**Stored rows:**
* start *

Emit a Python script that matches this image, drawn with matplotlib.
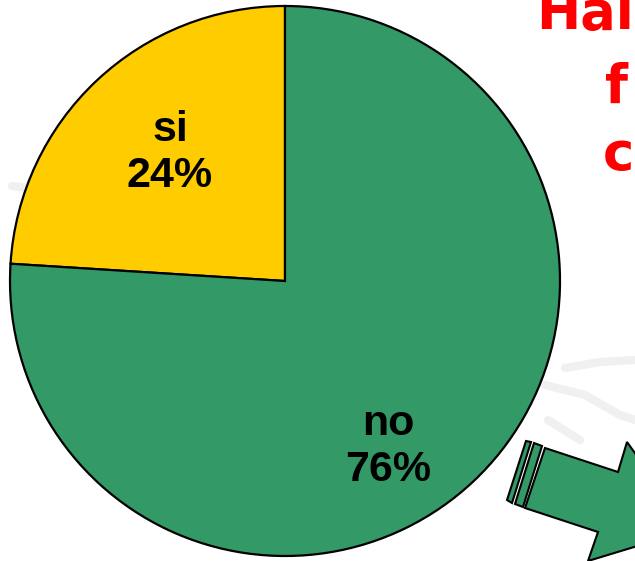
import matplotlib
matplotlib.use("Agg")
import matplotlib.pyplot as plt
from matplotlib.patches import Polygon

# Survey answers
labels = ["si", "no"]
values = [24, 76]
colors = ["#FFCC00", "#339966"]

W, H = 635, 561

fig = plt.figure(figsize=(W / 100, H / 100), dpi=100)
ax = fig.add_axes([0, 0, 1, 1])

# faint sketch lines in the background (pixel coords, y from top)
haze = [
    ([12, 28], [186, 188]),
    ([565, 600, 635], [368, 362, 360]),
    ([545, 585, 620, 635], [385, 395, 415, 420]),
    ([548, 580], [420, 440]),
]
for xs, ys in haze:
    ax.plot(xs, [H - y for y in ys], color="#f0f0f0", lw=6,
            solid_capstyle="round", zorder=0)

# pie
cx, cy, r = 285, H - 281, 275
wedges, _ = ax.pie(values, colors=colors, startangle=90, counterclock=True,
                   center=(cx, cy), radius=r, frame=True,
                   wedgeprops=dict(edgecolor="black", linewidth=1.6))
ax.set_xlim(0, W)
ax.set_ylim(0, H)
ax.set_aspect("equal")
ax.axis("off")

label_pos = [(170, H - 153), (388, H - 447)]
for (x, y), lab, v in zip(label_pos, labels, values):
    ax.text(x, y, f"{lab}\n{v}%", ha="center", va="center",
            fontsize=31, fontweight="bold", family="Liberation Sans",
            linespacing=1.2, zorder=5)

# red heading, cut by the right edge
head = [("Hai", 536, 29), ("f", 605, 103), ("c", 603, 170)]
for txt, x, y in head:
    ax.text(x, H - y, txt, color="#FF0000", fontsize=38, fontweight="bold",
            family="DejaVu Sans", ha="left", va="baseline", zorder=5)

# green arrow pointing down-right
body = [(545, 448), (618, 472), (627, 442), (690, 530),
        (588, 561), (598, 532), (525, 508)]
stripes = [
    [(526, 441), (531, 442), (512, 503), (507, 500)],
    [(534, 443), (542, 446), (523, 507), (515, 504)],
]
for pts in [body] + stripes:
    ax.add_patch(Polygon([(x, H - y) for x, y in pts], closed=True,
                         facecolor="#339966", edgecolor="black", lw=1.5, zorder=3))

fig.savefig("out.png", dpi=100)
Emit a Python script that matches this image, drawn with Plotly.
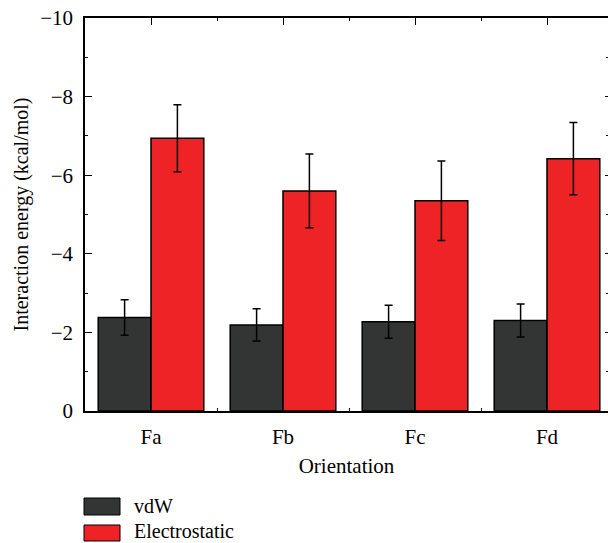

* end *

**Stated problem:** For the records above, state how many lines include the string "matplotlib", giving the number and nothing else.

**Task result:** 5